Io volevo bene al mio cane, forse con più pietà che passione, ma questo lasciava immutata la sostanza del mio sentimento. Il punto è che lui non mi ha mai realmente abbandonata. Non lo ha fatto perché non mi ha mai scelta e perché, pur avesse voluto, non avrebbe potuto. Per lui avevo delimitato uno spazio. Se fosse fuggito sarebbe morto come accade agli animali selvatici cresciuti in cattività e poi sguinzagliati nel mondo senza strumenti per garantirsi la sopravvivenza. È dunque rimasto con me, forse senza desiderarlo mai, inconsapevole che il trattenerlo era volto a salvaguardarne l’incolumità.
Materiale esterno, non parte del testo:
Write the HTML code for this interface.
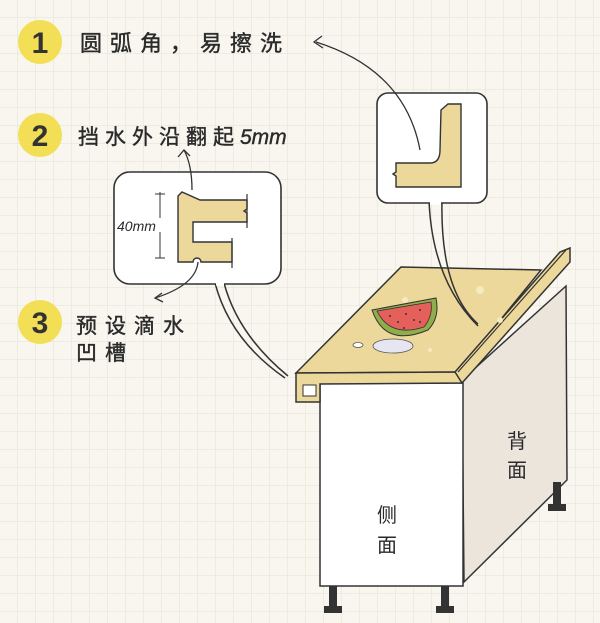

Non si è mai affacciato né affiancato al mio cuore per davvero, probabilmente perché nessuno lo aveva mai amato o perché era uno di quei cuccioli che la mamma scaccia e non allatta perché imperfetti. Il tassello che non s’incastra nel puzzle. Vai a sapere.
E così, per dodici anni, fino al giorno della sua morte, anch’essa straziante come la sua intera esistenza, ha deciso – per scelta o per terrore, per natura o istinto – di restare ai margini della mia esistenza, in silenzio, ululando soltanto di notte. A un certo punto l’ho accettato. Ho smesso di aspettare si decidesse a fare un passo nella mia direzione. Ne ho fatto io uno nella sua: ho rispettato la distanza.
In Cani selvaggi sei cani lasciano la loro rassicurante dimensione domestica, lo fanno dalla sera alla mattina, per tornare alle logiche del branco. Non si sa perché. Accade e basta. I padroni, che ne vanno alla ricerca incessante, e li chiamano a gran voce quando fa notte, ogni notte, si ritrovano in gruppo al limitare del bosco, finendo per condividere paure, dubbi, solitudini e provare a farsene una ragione, cercando un perché plausibile, pregando tornino. Ma non esistono risposte a tutte le domande. Semplicemente capita di non essere ricambiati, non come vorremmo, anche quando ci abbiamo messo il sangue. Dovremmo accontentarci di sentirli ululare, quelli che amiamo. Vuol dire che sono ancora vivi e tanto dovrebbe bastare.